Уже в XVI в. вепсские крестьяне на Ояти испытывают сильный нажим со стороны соседних помещиков, которые пытаются теми или иными способами захватить их землю и закабалить их самих. Об этом свидетельствует чрезвычайно любопытная жалоба (пересказ ее сохранился в правительственном документе) крестьянина Веницкого погоста Ивана Ершова на помещика Казатула Иванова сына Скобелцына, распахивавшего «силно» «волостную», т. е., конечно, общинную землю.
Замечательна солидарность крестьян-общинников в борьбе с наступлением как отдельных помещиков, так и феодальной государственной власти. Характерно, например, то, с каким трудом в период подготовки военной реформы в Заонежье (введение института «пашенных солдат и драгун») в конце 40-х годов XVII в. дворянину Василию Золотареву удавалось склонить крестьян согласиться на несение военной службы.
Община представляла собой и религиозное объединение своих членов — церковный приход. Роль ее в этом отношении отнюдь не ограничивалась постройкой и ремонтом церкви и т. п. Ее ведению подлежало даже избрание приходского священника, что вообще было типично для Новгородской области в период XV–XVII вв. В челобитной мирских людей Оштинского погоста 1695 г. говорится: «Все мы жилецкие люди того Оштинского погоста Богоявленского приходу бывших попов сродича выбирали». Такой порядок, конечно, позволял крестьянам избирать попов фактически из своей среды. Так, в цитированной челобитной кандидатом на место священника был бобыль. Новгородская архиепископская кафедра решительно выступала против этой традиции, и в начале XVIII в. священники в вепсские погосты уже назначались,
Церковь была не только религиозным центром общины, «храмом божиим», но выполняла и ряд общественных функций. Мир часто собирался на сход (suim) в церковной трапезной. Здесь же писались и оформлялись различные мирские и частные документы, устраивались братчинные пиры. Впрочем, в XVII в. и позднее духовенство решительно сопротивляется такому порядку «обмирщения» церквей, и в связи с этим все чаще начинают строить особые помещения, специально предназначавшиеся для мирских целей. Так, в писцовой книге 1615 г. указывается, что в Мегорском погосте имелось две избы, служившие «за трапезы место»; та же писцовая книга на погосте в Шимозере упоминает «избу схожую, а сходятся в ней крестьяне по воскресеньям».

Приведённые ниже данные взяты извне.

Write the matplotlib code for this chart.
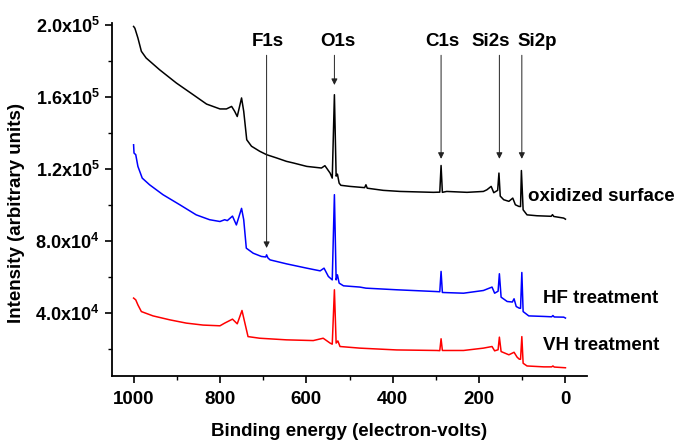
#!/usr/bin/env python3

"""
XPS survey spectra: oxidized surface, HF treatment, VH treatment
"""

import matplotlib
matplotlib.use("Agg")
import matplotlib.pyplot as plt
from matplotlib.ticker import FixedLocator, MultipleLocator

plt.rcParams["font.family"] = ["Liberation Sans", "DejaVu Sans"]
plt.rcParams["font.weight"] = "bold"
plt.rcParams["mathtext.fontset"] = "custom"
plt.rcParams["mathtext.rm"] = "Liberation Sans:bold"
plt.rcParams["mathtext.bf"] = "Liberation Sans:bold"
plt.rcParams["mathtext.default"] = "bf"

# oxidized surface (black)
ox_energy = [1000, 997, 990, 982, 971, 940, 901, 862, 831, 800, 785, 773, 766, 760,
             750, 745, 738, 727, 708, 692, 669, 646, 630, 599, 565, 557, 545, 540,
             535, 531, 528, 524, 520, 499, 465, 462, 459, 422, 383, 306, 291, 288,
             285, 275, 228, 190, 182, 172, 166, 157, 154, 151, 143, 131, 122, 116,
             108, 104, 102, 98, 89, 66, 33, 30, 27, 4, 0]
ox_counts = [1.99e5, 1.98e5, 1.926e5, 1.852e5, 1.815e5, 1.75e5, 1.676e5, 1.611e5,
             1.559e5, 1.532e5, 1.532e5, 1.546e5, 1.519e5, 1.49e5, 1.593e5, 1.519e5,
             1.361e5, 1.325e5, 1.297e5, 1.278e5, 1.26e5, 1.241e5, 1.232e5, 1.213e5,
             1.204e5, 1.217e5, 1.176e5, 1.148e5, 1.611e5, 1.159e5, 1.17e5, 1.12e5,
             1.108e5, 1.102e5, 1.095e5, 1.111e5, 1.092e5, 1.08e5, 1.074e5, 1.069e5,
             1.07e5, 1.218e5, 1.069e5, 1.074e5, 1.069e5, 1.074e5, 1.083e5, 1.102e5,
             1.067e5, 1.08e5, 1.176e5, 1.048e5, 1.028e5, 1.019e5, 1.037e5, 1.0e5,
             0.991e5, 0.99e5, 1.19e5, 0.972e5, 0.944e5, 0.939e5, 0.936e5, 0.945e5,
             0.935e5, 0.926e5, 0.92e5]

# HF treatment (blue)
hf_energy = [1000, 999, 995, 990, 980, 963, 932, 893, 855, 824, 800, 789, 783, 771,
             762, 750, 745, 739, 723, 704, 694, 692, 689, 684, 646, 599, 568, 559,
             549, 540, 535, 531, 528, 524, 514, 476, 462, 391, 298, 291, 288, 285,
             236, 190, 170, 164, 156, 153, 149, 135, 123, 119, 114, 107, 104, 101,
             98, 85, 50, 32, 29, 26, 4, 0]
hf_counts = [1.333e5, 1.287e5, 1.278e5, 1.213e5, 1.148e5, 1.111e5, 1.056e5, 1.0e5,
             0.944e5, 0.917e5, 0.907e5, 0.917e5, 0.912e5, 0.937e5, 0.888e5, 0.98e5,
             0.917e5, 0.759e5, 0.731e5, 0.713e5, 0.71e5, 0.722e5, 0.705e5, 0.694e5,
             0.672e5, 0.648e5, 0.633e5, 0.648e5, 0.602e5, 0.583e5, 1.056e5, 0.583e5,
             0.611e5, 0.565e5, 0.55e5, 0.543e5, 0.537e5, 0.528e5, 0.518e5, 0.517e5,
             0.63e5, 0.513e5, 0.509e5, 0.524e5, 0.543e5, 0.509e5, 0.52e5, 0.617e5,
             0.487e5, 0.463e5, 0.46e5, 0.478e5, 0.435e5, 0.426e5, 0.425e5, 0.624e5,
             0.407e5, 0.383e5, 0.38e5, 0.378e5, 0.385e5, 0.377e5, 0.376e5, 0.371e5]

# VH treatment (red)
vh_energy = [1000, 995, 990, 982, 955, 916, 878, 839, 800, 789, 771, 760, 749, 744,
             735, 708, 646, 584, 561, 545, 540, 535, 531, 527, 522, 476, 391, 298,
             291, 288, 285, 236, 190, 170, 164, 156, 153, 149, 131, 119, 112, 107,
             104, 101, 98, 89, 50, 32, 29, 26, 0]
vh_counts = [0.482e5, 0.472e5, 0.444e5, 0.407e5, 0.383e5, 0.361e5, 0.343e5, 0.332e5,
             0.328e5, 0.343e5, 0.365e5, 0.339e5, 0.413e5, 0.361e5, 0.268e5, 0.259e5,
             0.25e5, 0.246e5, 0.259e5, 0.232e5, 0.226e5, 0.528e5, 0.232e5, 0.244e5,
             0.213e5, 0.204e5, 0.194e5, 0.191e5, 0.19e5, 0.256e5, 0.191e5, 0.191e5,
             0.204e5, 0.213e5, 0.189e5, 0.195e5, 0.265e5, 0.185e5, 0.167e5, 0.181e5,
             0.154e5, 0.143e5, 0.142e5, 0.268e5, 0.12e5, 0.105e5, 0.1e5, 0.1e5,
             0.105e5, 0.099e5, 0.095e5]

peak_names = ["F1s", "O1s", "C1s", "Si2s", "Si2p"]
peak_energy = [692, 535, 288, 153, 101]
peak_tip = [7.6e4, 1.665e5, 1.255e5, 1.255e5, 1.255e5]
peak_label_energy = [689, 527, 285, 172, 65]

y_ticks = [4e4, 8e4, 1.2e5, 1.6e5, 2.0e5]
y_ticklabels = ["4.0x10$^{4}$", "8.0x10$^{4}$", "1.2x10$^{5}$",
                "1.6x10$^{5}$", "2.0x10$^{5}$"]

fig = plt.figure(figsize=(6.85, 4.48), dpi=100)
ax = fig.add_axes([0.1635, 0.161, 0.6935, 0.788])

ax.plot(ox_energy, ox_counts, color="black", lw=1.1)
ax.plot(hf_energy, hf_counts, color="#0000ff", lw=1.1)
ax.plot(vh_energy, vh_counts, color="#ff0000", lw=1.1)

ax.set_xlim(1050, -50)
ax.set_ylim(5000, 2.01e5)

for name, e, tip, le in zip(peak_names, peak_energy, peak_tip, peak_label_energy):
    ax.annotate("", xy=(e, tip), xytext=(e, 1.83e5),
                arrowprops=dict(arrowstyle="-|>", color="#222222", lw=0.7,
                                mutation_scale=9, shrinkA=0, shrinkB=0))
    ax.text(le, 1.905e5, name, ha="center", va="center", fontsize=13.5,
            fontweight="bold", clip_on=False)

ax.text(86, 1.044e5, "oxidized surface", ha="left", va="center",
        fontsize=13.5, fontweight="bold", clip_on=False)
ax.text(51, 4.78e4, "HF treatment", ha="left", va="center",
        fontsize=13.5, fontweight="bold", clip_on=False)
ax.text(53, 2.17e4, "VH treatment", ha="left", va="center",
        fontsize=13.5, fontweight="bold", clip_on=False)

ax.xaxis.set_major_locator(FixedLocator([1000, 800, 600, 400, 200, 0]))
ax.xaxis.set_minor_locator(MultipleLocator(100))
ax.yaxis.set_major_locator(FixedLocator(y_ticks))
ax.set_yticklabels(y_ticklabels)
ax.yaxis.set_minor_locator(MultipleLocator(2e4))

ax.spines["top"].set_visible(False)
ax.spines["right"].set_visible(False)
for s in ["left", "bottom"]:
    ax.spines[s].set_linewidth(1.3)
ax.tick_params(which="major", direction="out", length=5, width=1.2,
               labelsize=13, pad=4)
ax.tick_params(which="minor", direction="out", length=3, width=1.0)
ax.tick_params(axis="x", pad=6, labelsize=13.5)
for lab in ax.get_xticklabels() + ax.get_yticklabels():
    lab.set_fontweight("bold")

ax.set_xlabel("Binding energy (electron-volts)", fontsize=13.5,
              fontweight="bold", labelpad=11)
ax.set_ylabel("Intensity (arbitrary units)", fontsize=13.5,
              fontweight="bold")
ax.yaxis.set_label_coords(-0.183, 0.462)

fig.savefig("out.png", dpi=100)
plt.close(fig)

Община, наконец, имела и некоторые внешние функции, отправление которых связано с необходимостью поддерживать контакты с соседними общинами и т. д.
Вепсская община, как и в смежных русских и карельских районах, эволюционировала очень медленно. Процесс ее разложения замедлялся в особенности тем, что помещичье правительство России вплоть до начала XX столетия вело «политику охранения старых общинных порядков крестьянского землевладения». У вепсов этому способствовали и некоторые дополнительные факторы: слабая заселенность территории, наличие известного резервного фонда земель (в частности, лесных, на которых можно было вести подсечное хозяйство) и, разумеется, отсутствие уравнительных земельных переделов, все попытки проведения которых на Севере, по существу, свелись лишь к перераспределению выморочных участков, — все это ослабляло остроту внутриобщинных конфликтов и задерживало закономерный исход всего процесса в целом.
Развитие другой социальной единицы, основанной в отличие от общины на кровном родстве, — семьи и соответствующих ей форм брака — находится в тесной связи с историей общины. Собственно говоря, тот «компромисс между общинным и частным землевладением», на который указал В. И. Ленин, как раз и достигался во взаимоотношениях общины и составлявших ее семей.
Мы, к сожалению, очень мало знаем о том, как эволюционировала вепсская семья по окончании курганного периода, в течение которого, судя по отдельным свидетельствам археологического материала, в ней возобладали патриархально-моногамные начала. Допустимо, однако, думать, что в семейном быту вепсов эти начала, во всяком случае на ранних этапах истории семьи, сочетались с некоторыми пережитками, отражающими иной, более архаический порядок вещей, с пережитками группового брака.
Довольно прозрачный намек на это содержится уже в житии Кирилла Челмогорского: «Рыболов же той поведа им грех свой: бе бо человек той имея нечисто тело от блудныя страсти, яко же и мнози человецы обычай той имуть злый…». Вряд ли здесь идет речь о тривиальном случае супружеской неверности. Православная церковь всегда относилась к ним достаточно снисходительно. Решительно ополчаться против подобных фактов имело смысл лишь в том случае, если они составляли традиционный, освященный обычаем порядок.